— Begin —
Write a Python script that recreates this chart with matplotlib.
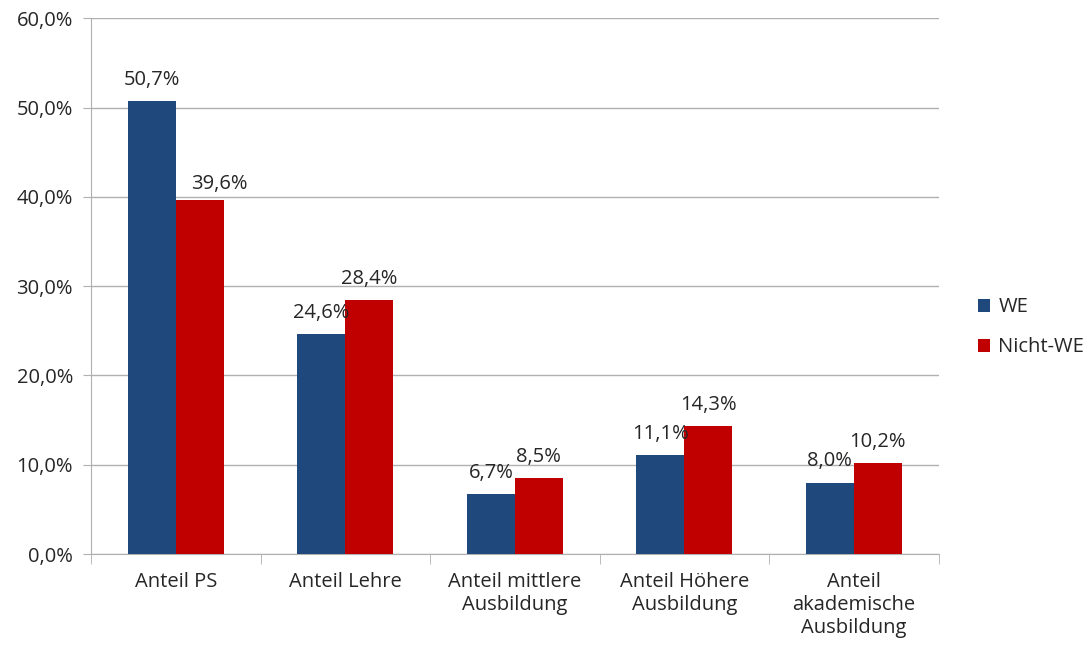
import matplotlib

matplotlib.use("Agg")
import matplotlib.pyplot as plt
import numpy as np

categories = [
    "Anteil PS",
    "Anteil Lehre",
    "Anteil mittlere\nAusbildung",
    "Anteil Höhere\nAusbildung",
    "Anteil\nakademische\nAusbildung",
]
we_values = [50.7, 24.6, 6.7, 11.1, 8.0]
nicht_we_values = [39.6, 28.4, 8.5, 14.3, 10.2]
series_names = ["WE", "Nicht-WE"]

BLUE = "#1f497d"
RED = "#c00000"
GRID = "#b0b0b0"
TEXT = "#262626"
FS = 14.5

# (series, category) -> label offset in points, nudged to clear the neighbouring bar
label_nudge = {(1, 0): (14, 5)}

plt.rcParams["font.family"] = ["Open Sans", "DejaVu Sans"]


def pct(v: float) -> str:
    return f"{v:.1f}".replace(".", ",") + "%"


fig = plt.figure(figsize=(10.91, 6.47), dpi=100)
ax = fig.add_axes([0.0834, 0.1437, 0.777, 0.828])

x = np.arange(len(categories))
width = 0.283
bars_we = ax.bar(x - width / 2, we_values, width, color=BLUE, label=series_names[0], zorder=3)
bars_nwe = ax.bar(x + width / 2, nicht_we_values, width, color=RED, label=series_names[1], zorder=3)

for s, (bars, vals) in enumerate(((bars_we, we_values), (bars_nwe, nicht_we_values))):
    for i, (b, v) in enumerate(zip(bars, vals)):
        ax.annotate(
            pct(v),
            (b.get_x() + b.get_width() / 2, v),
            xytext=label_nudge.get((s, i), (0, 8)),
            textcoords="offset points",
            ha="center",
            va="bottom",
            fontsize=FS,
            color=TEXT,
            zorder=4,
        )

ax.set_xlim(-0.5, len(categories) - 0.5)
ax.set_ylim(0, 60)
ax.set_yticks(np.arange(0, 61, 10))
ax.set_yticklabels([pct(v) for v in np.arange(0, 61, 10)])
ax.yaxis.grid(True, color=GRID, linewidth=1, zorder=0)
ax.set_axisbelow(True)

ax.set_xticks(x)
ax.set_xticklabels(categories, linespacing=1.2)
ax.set_xticks(np.arange(-0.5, len(categories) + 0.5, 1), minor=True)
ax.tick_params(axis="x", which="major", length=0, pad=13, labelsize=FS, colors=TEXT)
ax.tick_params(axis="x", which="minor", length=7, color=GRID, direction="out")
ax.tick_params(axis="y", length=6, color=GRID, labelsize=FS, colors=TEXT, pad=7)
for lab in ax.get_yticklabels():
    lab.set_color(TEXT)

for side in ("top", "right"):
    ax.spines[side].set_visible(False)
for side in ("left", "bottom"):
    ax.spines[side].set_color(GRID)

leg = fig.legend(
    handles=[bars_we, bars_nwe],
    labels=series_names,
    loc="center left",
    bbox_to_anchor=(0.88, 0.494),
    frameon=False,
    fontsize=FS,
    handlelength=0.6,
    handleheight=0.6,
    handletextpad=0.4,
    labelspacing=1.0,
)
for t in leg.get_texts():
    t.set_color(TEXT)

fig.savefig("out.png", dpi=100)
— End —
• [Problem to solve]:
Make an exact copy of the whole listing, but don't bring over any pictures.

• [Response to the task]:
Write a Python script that recreates this chart with matplotlib.
import matplotlib

matplotlib.use("Agg")
import matplotlib.pyplot as plt
import numpy as np

categories = [
    "Anteil PS",
    "Anteil Lehre",
    "Anteil mittlere\nAusbildung",
    "Anteil Höhere\nAusbildung",
    "Anteil\nakademische\nAusbildung",
]
we_values = [50.7, 24.6, 6.7, 11.1, 8.0]
nicht_we_values = [39.6, 28.4, 8.5, 14.3, 10.2]
series_names = ["WE", "Nicht-WE"]

BLUE = "#1f497d"
RED = "#c00000"
GRID = "#b0b0b0"
TEXT = "#262626"
FS = 14.5

# (series, category) -> label offset in points, nudged to clear the neighbouring bar
label_nudge = {(1, 0): (14, 5)}

plt.rcParams["font.family"] = ["Open Sans", "DejaVu Sans"]


def pct(v: float) -> str:
    return f"{v:.1f}".replace(".", ",") + "%"


fig = plt.figure(figsize=(10.91, 6.47), dpi=100)
ax = fig.add_axes([0.0834, 0.1437, 0.777, 0.828])

x = np.arange(len(categories))
width = 0.283
bars_we = ax.bar(x - width / 2, we_values, width, color=BLUE, label=series_names[0], zorder=3)
bars_nwe = ax.bar(x + width / 2, nicht_we_values, width, color=RED, label=series_names[1], zorder=3)

for s, (bars, vals) in enumerate(((bars_we, we_values), (bars_nwe, nicht_we_values))):
    for i, (b, v) in enumerate(zip(bars, vals)):
        ax.annotate(
            pct(v),
            (b.get_x() + b.get_width() / 2, v),
            xytext=label_nudge.get((s, i), (0, 8)),
            textcoords="offset points",
            ha="center",
            va="bottom",
            fontsize=FS,
            color=TEXT,
            zorder=4,
        )

ax.set_xlim(-0.5, len(categories) - 0.5)
ax.set_ylim(0, 60)
ax.set_yticks(np.arange(0, 61, 10))
ax.set_yticklabels([pct(v) for v in np.arange(0, 61, 10)])
ax.yaxis.grid(True, color=GRID, linewidth=1, zorder=0)
ax.set_axisbelow(True)

ax.set_xticks(x)
ax.set_xticklabels(categories, linespacing=1.2)
ax.set_xticks(np.arange(-0.5, len(categories) + 0.5, 1), minor=True)
ax.tick_params(axis="x", which="major", length=0, pad=13, labelsize=FS, colors=TEXT)
ax.tick_params(axis="x", which="minor", length=7, color=GRID, direction="out")
ax.tick_params(axis="y", length=6, color=GRID, labelsize=FS, colors=TEXT, pad=7)
for lab in ax.get_yticklabels():
    lab.set_color(TEXT)

for side in ("top", "right"):
    ax.spines[side].set_visible(False)
for side in ("left", "bottom"):
    ax.spines[side].set_color(GRID)

leg = fig.legend(
    handles=[bars_we, bars_nwe],
    labels=series_names,
    loc="center left",
    bbox_to_anchor=(0.88, 0.494),
    frameon=False,
    fontsize=FS,
    handlelength=0.6,
    handleheight=0.6,
    handletextpad=0.4,
    labelspacing=1.0,
)
for t in leg.get_texts():
    t.set_color(TEXT)

fig.savefig("out.png", dpi=100)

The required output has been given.